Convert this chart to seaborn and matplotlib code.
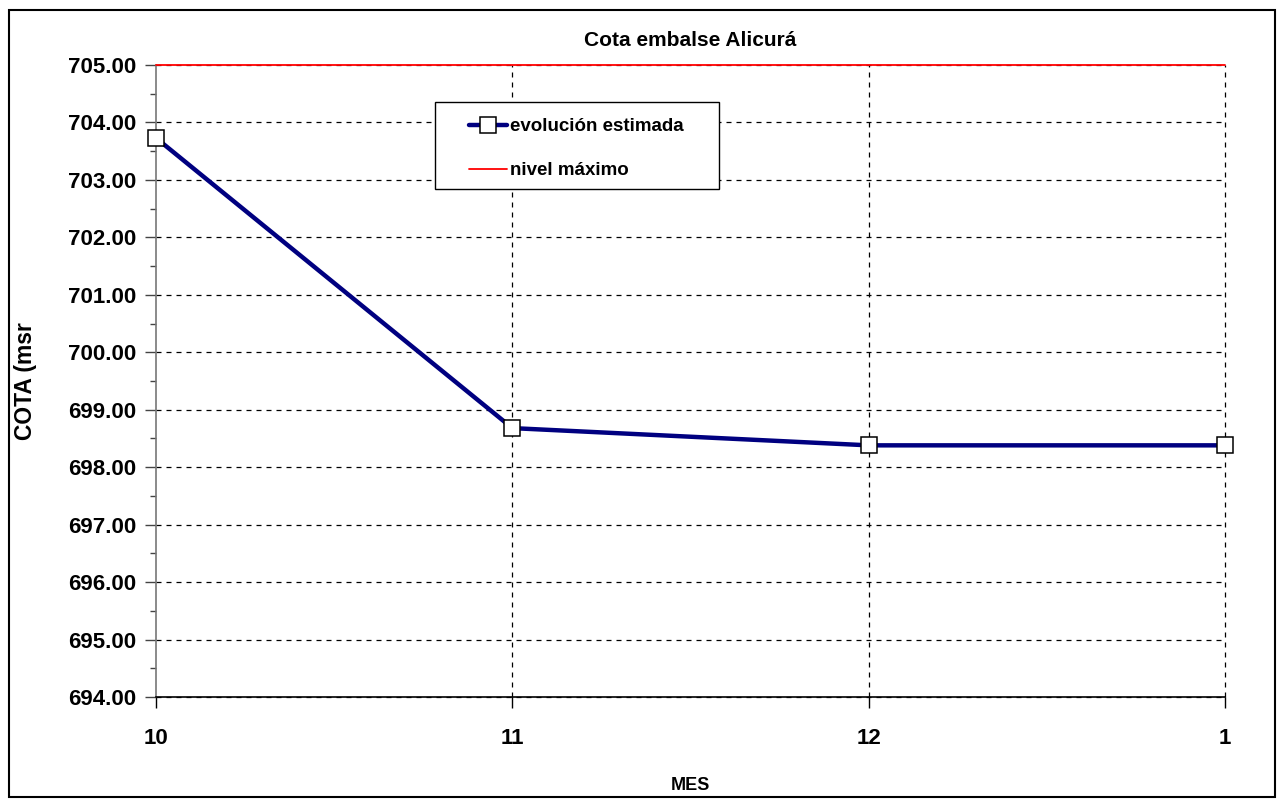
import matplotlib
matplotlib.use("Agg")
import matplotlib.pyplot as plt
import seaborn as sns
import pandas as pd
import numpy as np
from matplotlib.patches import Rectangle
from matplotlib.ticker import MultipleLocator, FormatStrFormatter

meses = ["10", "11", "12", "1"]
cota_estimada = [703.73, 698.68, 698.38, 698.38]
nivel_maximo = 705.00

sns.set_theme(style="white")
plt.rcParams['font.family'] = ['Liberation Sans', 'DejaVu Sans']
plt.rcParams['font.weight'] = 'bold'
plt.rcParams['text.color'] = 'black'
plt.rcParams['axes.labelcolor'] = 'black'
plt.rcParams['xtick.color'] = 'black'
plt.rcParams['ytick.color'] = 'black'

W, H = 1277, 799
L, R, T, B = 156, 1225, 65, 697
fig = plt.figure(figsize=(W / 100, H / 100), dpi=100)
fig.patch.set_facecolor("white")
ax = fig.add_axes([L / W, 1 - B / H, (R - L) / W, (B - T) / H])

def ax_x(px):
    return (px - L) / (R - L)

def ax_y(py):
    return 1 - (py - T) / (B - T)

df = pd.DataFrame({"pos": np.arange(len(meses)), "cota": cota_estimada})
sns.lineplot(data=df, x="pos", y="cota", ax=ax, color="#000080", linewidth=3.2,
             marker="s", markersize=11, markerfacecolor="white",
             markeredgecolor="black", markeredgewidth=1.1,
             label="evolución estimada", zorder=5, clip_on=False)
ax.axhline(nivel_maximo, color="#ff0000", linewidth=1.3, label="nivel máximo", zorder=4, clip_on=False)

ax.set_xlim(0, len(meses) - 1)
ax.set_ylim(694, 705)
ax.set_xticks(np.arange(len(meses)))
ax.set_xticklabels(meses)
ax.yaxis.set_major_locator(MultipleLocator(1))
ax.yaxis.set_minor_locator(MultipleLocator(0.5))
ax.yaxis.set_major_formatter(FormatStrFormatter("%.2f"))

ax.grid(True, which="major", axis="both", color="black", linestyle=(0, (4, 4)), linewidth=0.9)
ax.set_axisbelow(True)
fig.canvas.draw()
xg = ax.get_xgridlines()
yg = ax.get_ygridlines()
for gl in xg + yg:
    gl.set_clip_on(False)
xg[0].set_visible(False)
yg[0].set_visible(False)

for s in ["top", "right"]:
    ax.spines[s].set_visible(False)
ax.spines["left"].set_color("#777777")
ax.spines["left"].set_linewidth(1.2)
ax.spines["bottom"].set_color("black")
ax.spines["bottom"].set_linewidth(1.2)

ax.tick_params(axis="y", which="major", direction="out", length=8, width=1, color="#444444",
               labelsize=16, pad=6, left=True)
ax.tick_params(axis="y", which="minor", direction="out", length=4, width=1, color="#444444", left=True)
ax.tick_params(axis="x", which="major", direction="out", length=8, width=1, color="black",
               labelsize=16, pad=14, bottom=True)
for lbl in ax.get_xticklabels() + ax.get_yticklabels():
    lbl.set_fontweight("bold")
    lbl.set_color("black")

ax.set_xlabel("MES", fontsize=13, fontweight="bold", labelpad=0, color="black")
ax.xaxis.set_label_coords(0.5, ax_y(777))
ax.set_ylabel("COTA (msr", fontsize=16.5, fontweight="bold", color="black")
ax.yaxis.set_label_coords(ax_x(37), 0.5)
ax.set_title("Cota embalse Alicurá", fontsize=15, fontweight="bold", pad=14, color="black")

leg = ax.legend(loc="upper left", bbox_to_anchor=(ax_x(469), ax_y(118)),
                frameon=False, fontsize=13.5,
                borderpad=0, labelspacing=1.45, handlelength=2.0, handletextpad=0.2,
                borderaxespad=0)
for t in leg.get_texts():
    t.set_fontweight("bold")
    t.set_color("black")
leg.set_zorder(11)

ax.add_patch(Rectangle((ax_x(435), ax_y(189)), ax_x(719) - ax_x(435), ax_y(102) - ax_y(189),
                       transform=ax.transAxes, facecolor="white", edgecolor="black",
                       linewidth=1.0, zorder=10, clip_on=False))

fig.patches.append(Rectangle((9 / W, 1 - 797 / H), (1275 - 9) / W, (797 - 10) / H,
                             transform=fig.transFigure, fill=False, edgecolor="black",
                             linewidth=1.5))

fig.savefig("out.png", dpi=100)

——————

Return the listing above unchanged, apart from dropping its pictures.

COMPLETE RESPONSE:
Convert this chart to seaborn and matplotlib code.
import matplotlib
matplotlib.use("Agg")
import matplotlib.pyplot as plt
import seaborn as sns
import pandas as pd
import numpy as np
from matplotlib.patches import Rectangle
from matplotlib.ticker import MultipleLocator, FormatStrFormatter

meses = ["10", "11", "12", "1"]
cota_estimada = [703.73, 698.68, 698.38, 698.38]
nivel_maximo = 705.00

sns.set_theme(style="white")
plt.rcParams['font.family'] = ['Liberation Sans', 'DejaVu Sans']
plt.rcParams['font.weight'] = 'bold'
plt.rcParams['text.color'] = 'black'
plt.rcParams['axes.labelcolor'] = 'black'
plt.rcParams['xtick.color'] = 'black'
plt.rcParams['ytick.color'] = 'black'

W, H = 1277, 799
L, R, T, B = 156, 1225, 65, 697
fig = plt.figure(figsize=(W / 100, H / 100), dpi=100)
fig.patch.set_facecolor("white")
ax = fig.add_axes([L / W, 1 - B / H, (R - L) / W, (B - T) / H])

def ax_x(px):
    return (px - L) / (R - L)

def ax_y(py):
    return 1 - (py - T) / (B - T)

df = pd.DataFrame({"pos": np.arange(len(meses)), "cota": cota_estimada})
sns.lineplot(data=df, x="pos", y="cota", ax=ax, color="#000080", linewidth=3.2,
             marker="s", markersize=11, markerfacecolor="white",
             markeredgecolor="black", markeredgewidth=1.1,
             label="evolución estimada", zorder=5, clip_on=False)
ax.axhline(nivel_maximo, color="#ff0000", linewidth=1.3, label="nivel máximo", zorder=4, clip_on=False)

ax.set_xlim(0, len(meses) - 1)
ax.set_ylim(694, 705)
ax.set_xticks(np.arange(len(meses)))
ax.set_xticklabels(meses)
ax.yaxis.set_major_locator(MultipleLocator(1))
ax.yaxis.set_minor_locator(MultipleLocator(0.5))
ax.yaxis.set_major_formatter(FormatStrFormatter("%.2f"))

ax.grid(True, which="major", axis="both", color="black", linestyle=(0, (4, 4)), linewidth=0.9)
ax.set_axisbelow(True)
fig.canvas.draw()
xg = ax.get_xgridlines()
yg = ax.get_ygridlines()
for gl in xg + yg:
    gl.set_clip_on(False)
xg[0].set_visible(False)
yg[0].set_visible(False)

for s in ["top", "right"]:
    ax.spines[s].set_visible(False)
ax.spines["left"].set_color("#777777")
ax.spines["left"].set_linewidth(1.2)
ax.spines["bottom"].set_color("black")
ax.spines["bottom"].set_linewidth(1.2)

ax.tick_params(axis="y", which="major", direction="out", length=8, width=1, color="#444444",
               labelsize=16, pad=6, left=True)
ax.tick_params(axis="y", which="minor", direction="out", length=4, width=1, color="#444444", left=True)
ax.tick_params(axis="x", which="major", direction="out", length=8, width=1, color="black",
               labelsize=16, pad=14, bottom=True)
for lbl in ax.get_xticklabels() + ax.get_yticklabels():
    lbl.set_fontweight("bold")
    lbl.set_color("black")

ax.set_xlabel("MES", fontsize=13, fontweight="bold", labelpad=0, color="black")
ax.xaxis.set_label_coords(0.5, ax_y(777))
ax.set_ylabel("COTA (msr", fontsize=16.5, fontweight="bold", color="black")
ax.yaxis.set_label_coords(ax_x(37), 0.5)
ax.set_title("Cota embalse Alicurá", fontsize=15, fontweight="bold", pad=14, color="black")

leg = ax.legend(loc="upper left", bbox_to_anchor=(ax_x(469), ax_y(118)),
                frameon=False, fontsize=13.5,
                borderpad=0, labelspacing=1.45, handlelength=2.0, handletextpad=0.2,
                borderaxespad=0)
for t in leg.get_texts():
    t.set_fontweight("bold")
    t.set_color("black")
leg.set_zorder(11)

ax.add_patch(Rectangle((ax_x(435), ax_y(189)), ax_x(719) - ax_x(435), ax_y(102) - ax_y(189),
                       transform=ax.transAxes, facecolor="white", edgecolor="black",
                       linewidth=1.0, zorder=10, clip_on=False))

fig.patches.append(Rectangle((9 / W, 1 - 797 / H), (1275 - 9) / W, (797 - 10) / H,
                             transform=fig.transFigure, fill=False, edgecolor="black",
                             linewidth=1.5))

fig.savefig("out.png", dpi=100)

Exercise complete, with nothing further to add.